Newark I don’t really watch these “living dead” zombie shows, but I’m starting to get the picture by following the various Republican proposals to “repeal and replace” the Obama Affordable Care Act. Here’s my question though? In the movies and television shows are each generation of zombies more disgusting and worse than the ones that came before them?
Certainly that is the case with the so-called Graham-Cassidy bill to take one more shot at this for the right wing before they would have to obtain more than a simple majority of Senators to push these horrors onto the American people. September 30th is the “expire by date” on the Republicans ability to make mischief with 50 votes, rather than having to go bipartisan with a super-majority.
Let’s look at this version of the healthcare apocalypse though.
A spokesperson for Kaiser Healthcare said it was almost impossible to imagine a bill so bad that it hurt even more people and that had less support from anyone.
Blue Cross/ Blue Shield, AARP, and other insurers, who have been largely silent in earlier versions of the bill, have all mobilized to oppose this version because they argue it will wreck havoc with insurance markets by destroying a national system and making it a state by state battleground.
Thirty-six states will immediately get less money from the Graham-Cassidy bill, if it succeeds. The pain will be especially pronounced in some of the blue states like New York, California, and Oregon, and generally in those states that expanded Medicaid for their citizens, but even the fourteen states that might see themselves as “winners,” have to understand it’s only temporary. By the 2020s part of the impact of this bill is not the simple devolution of healthcare responsibilities and the money that pays for them from the federales to the states, but a cutting of Medicaid dollars period, which will create a huge hole in state budgets everywhere and reduce many red states in the South to the healthcare delivery standards of third-world nations.

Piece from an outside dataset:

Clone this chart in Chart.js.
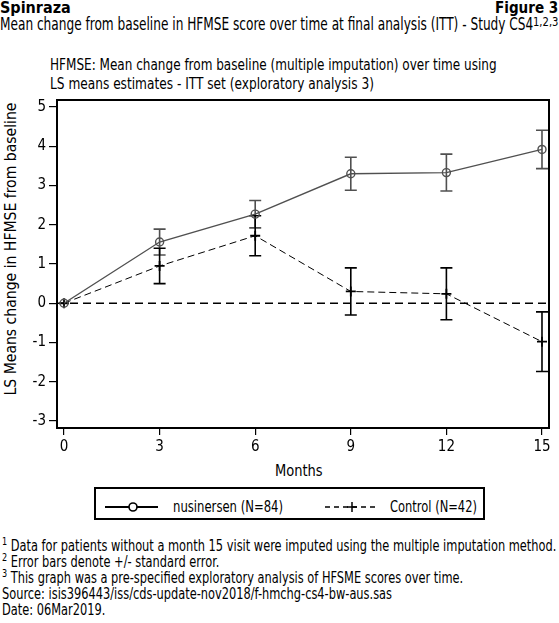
<!DOCTYPE html>
<html>
<head>
<meta charset="utf-8">
<script src="https://cdn.jsdelivr.net/npm/chart.js@4"></script>
<style>
  body { margin: 0; background: #fff; font-family: 'DejaVu Sans Condensed', 'Liberation Sans Narrow', sans-serif; color: #000; }
  #page { position: relative; width: 559px; height: 623px; overflow: hidden; }
  .t { position: absolute; white-space: nowrap; line-height: 1; transform-origin: left center; }
  #chartBox { position: absolute; left: 0; top: 88px; width: 559px; height: 395px; }
  #legend { position: absolute; left: 94px; top: 487px; width: 387px; height: 29px; border: 2px solid #000; }
  .sup { font-size: 11px; position: relative; top: -6px; }
</style>
</head>
<body>
<div id="page">
  <div class="t fit" data-w="71" style="left:0;top:0;font-weight:bold;font-size:16px;">Spinraza</div>
  <div class="t fit" data-w="63" style="right:1px;top:0;font-weight:bold;font-size:16px;transform-origin:right center;">Figure 3</div>
  <div class="t fit" data-w="533" style="left:0;top:15px;font-size:18px;">Mean change from baseline in HFMSE score over time at final analysis (ITT) - Study CS4</div>
  <div class="t fit" data-w="25" style="left:533px;top:16px;font-size:12px;">1,2,3</div>
  <div class="t fit" data-w="447" style="left:50px;top:57px;font-size:16px;">HFMSE: Mean change from baseline (multiple imputation) over time using</div>
  <div class="t fit" data-w="324" style="left:50px;top:76px;font-size:16px;">LS means estimates - ITT set (exploratory analysis 3)</div>
  <div class="t" id="ylab" style="left:11px;top:249px;font-size:16px;transform-origin:center;">LS Means change in HFMSE from baseline</div>
  <div class="t fit" data-w="48" style="left:275px;top:463px;font-size:16px;">Months</div>
  <div id="chartBox"><canvas id="chart"></canvas></div>
  <div id="legend">
    <svg width="387" height="29" style="position:absolute;left:0;top:0">
      <line x1="9" y1="18" x2="62" y2="18" stroke="#000" stroke-width="1.8"/>
      <circle cx="37" cy="18" r="4" fill="#fff" stroke="#000" stroke-width="1.6"/>
      <line x1="229" y1="18" x2="283" y2="18" stroke="#000" stroke-width="1.3" stroke-dasharray="5,4"/>
      <line x1="256" y1="13" x2="256" y2="23" stroke="#000" stroke-width="1.5"/>
      <line x1="251" y1="18" x2="261" y2="18" stroke="#000" stroke-width="1.5"/>
    </svg>
    <span class="t fit" data-w="110" style="left:77px;top:10px;font-size:16px;">nusinersen (N=84)</span>
    <span class="t fit" data-w="87" style="left:294px;top:10px;font-size:16px;">Control (N=42)</span>
  </div>
  <div class="t foot" id="foot1" style="left:2px;top:539px;font-size:15.5px;"><span class="sup">1</span> Data for patients without a month 15 visit were imputed using the multiple imputation method.</div>
  <div class="t foot" style="left:2px;top:555px;font-size:15.5px;"><span class="sup">2</span> Error bars denote +/- standard error.</div>
  <div class="t foot" style="left:2px;top:571px;font-size:15.5px;"><span class="sup">3</span> This graph was a pre-specified exploratory analysis of HFSME scores over time.</div>
  <div class="t foot" style="left:2px;top:587px;font-size:15.5px;">Source: isis396443/iss/cds-update-nov2018/f-hmchg-cs4-bw-aus.sas</div>
  <div class="t foot" style="left:2px;top:603px;font-size:15.5px;">Date: 06Mar2019.</div>
</div>
<script>
const months = [0, 3, 6, 9, 12, 15];
const xTicks = [0, 3, 6, 9, 12, 15];
const yTicks = [-3, -2, -1, 0, 1, 2, 3, 4, 5];

const nusMean = [0, 1.56, 2.27, 3.30, 3.33, 3.92];
const nusSE   = [0, 0.33, 0.35, 0.42, 0.47, 0.49];
const ctrlMean = [0, 0.95, 1.72, 0.30, 0.24, -0.98];
const ctrlSE   = [0, 0.45, 0.51, 0.60, 0.66, 0.76];

const nusColor = '#505050';
const ctrlColor = '#000000';

Chart.defaults.font.family = "'DejaVu Sans Condensed', 'Liberation Sans Narrow', sans-serif";
Chart.defaults.color = '#000';

function points(mean) {
  return months.map((m, i) => ({ x: m, y: mean[i] }));
}

// error bars + zero reference line + frame
const extras = {
  id: 'extras',
  beforeDatasetsDraw(chart) {
    const { ctx, chartArea: a, scales: { x, y } } = chart;
    ctx.save();
    ctx.strokeStyle = '#000';
    ctx.lineWidth = 1.5;
    ctx.setLineDash([8, 5]);
    const y0 = y.getPixelForValue(0);
    ctx.beginPath();
    ctx.moveTo(a.left, y0);
    ctx.lineTo(a.right, y0);
    ctx.stroke();
    ctx.setLineDash([]);

    const bars = [[nusMean, nusSE, nusColor], [ctrlMean, ctrlSE, ctrlColor]];
    bars.forEach(([mean, se, col]) => {
      ctx.strokeStyle = col;
      ctx.lineWidth = 1.6;
      months.forEach((m, i) => {
        if (!se[i]) return;
        const px = x.getPixelForValue(m);
        const top = y.getPixelForValue(mean[i] + se[i]);
        const bot = y.getPixelForValue(mean[i] - se[i]);
        ctx.beginPath();
        ctx.moveTo(px, top); ctx.lineTo(px, bot);
        ctx.moveTo(px - 6, top); ctx.lineTo(px + 6, top);
        ctx.moveTo(px - 6, bot); ctx.lineTo(px + 6, bot);
        ctx.stroke();
      });
    });
    ctx.restore();
  },
  afterDraw(chart) {
    const { ctx, chartArea: a } = chart;
    ctx.save();
    ctx.strokeStyle = '#000';
    ctx.lineWidth = 2;
    ctx.strokeRect(a.left, a.top, a.right - a.left, a.bottom - a.top);
    ctx.restore();
  }
};

new Chart(document.getElementById('chart'), {
  type: 'scatter',
  data: {
    datasets: [
      {
        label: 'nusinersen (N=84)',
        data: points(nusMean),
        showLine: true,
        borderColor: nusColor,
        borderWidth: 1.4,
        pointStyle: 'circle',
        pointRadius: 4,
        pointBorderWidth: 1.4,
        pointBorderColor: nusColor,
        pointBackgroundColor: 'rgba(0,0,0,0)'
      },
      {
        label: 'Control (N=42)',
        data: points(ctrlMean),
        showLine: true,
        borderColor: ctrlColor,
        borderWidth: 1,
        borderDash: [7, 4],
        pointStyle: 'cross',
        pointRadius: 5,
        pointBorderWidth: 1.8,
        pointBorderColor: ctrlColor
      }
    ]
  },
  options: {
    responsive: true,
    maintainAspectRatio: false,
    animation: false,
    layout: { padding: { top: 8, right: 10, left: 0, bottom: 0 } },
    plugins: { legend: { display: false }, tooltip: { enabled: false } },
    scales: {
      x: {
        type: 'linear',
        min: -0.22,
        max: 15.22,
        afterBuildTicks: s => { s.ticks = xTicks.map(v => ({ value: v })); },
        afterFit: s => { s.height = 55; },
        grid: { display: true, drawOnChartArea: false, drawTicks: true, tickLength: 7, color: '#000', lineWidth: 1.2 },
        border: { display: false },
        ticks: { font: { size: 15 }, padding: 3, maxRotation: 0 }
      },
      y: {
        min: -3.18,
        max: 5.18,
        afterBuildTicks: s => { s.ticks = yTicks.map(v => ({ value: v })); },
        afterFit: s => { s.width = 57; },
        grid: { display: true, drawOnChartArea: false, drawTicks: true, tickLength: 8, color: '#000', lineWidth: 1.2 },
        border: { display: false },
        ticks: { font: { size: 15 }, padding: 3 }
      }
    }
  },
  plugins: [extras]
});

// squeeze the text to the condensed widths of the original figure
document.querySelectorAll('.fit').forEach(el => {
  el.style.transform = 'scaleX(' + (el.dataset.w / el.offsetWidth) + ')';
});
const feet = document.querySelectorAll('.foot');
const footScale = 554 / document.getElementById('foot1').offsetWidth;
feet.forEach(el => { el.style.transform = 'scaleX(' + footScale + ')'; });
const ylab = document.getElementById('ylab');
ylab.style.transform = 'translate(-50%,-50%) rotate(-90deg) scaleX(' + (293 / ylab.offsetWidth) + ')';
</script>
</body>
</html>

Economists argue that even the sponsors of the bill don’t seem to have a clear idea what’s in the language. For example, Cassidy and Graham have claimed it continues to protect those with preexisting conditions, but reading the bill it’s just not in there.
There is no cost estimate on the bill from the nonpartisan Congressional Budget Office nor is there a score on how many will lose coverage under this bill. The best estimate is that 30 million will be pushed off of insurance.

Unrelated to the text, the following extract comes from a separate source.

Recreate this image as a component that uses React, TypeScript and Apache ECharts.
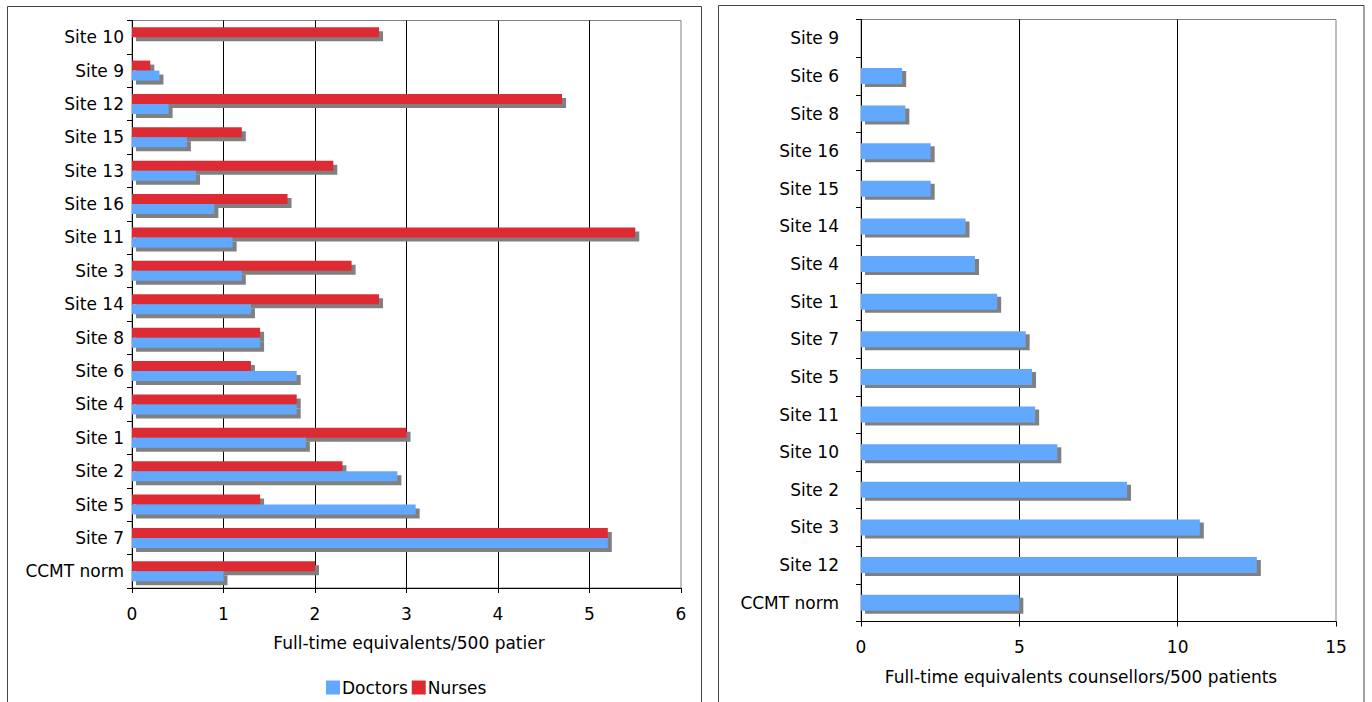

So, why are we worrying that this zombie may end up ruling our world, rather than having a stake driven through its heart? God knows, but it seems to be just a case of politics divorced from the impact of health and harm to the public. The Republicans are so desperate to fulfill an absurd promise that they willing to pretend a mangy dog is Lassie on the way to save you.
If there’s something you can do, do it now, before this zombie stalks the land and leaves million dead or dying.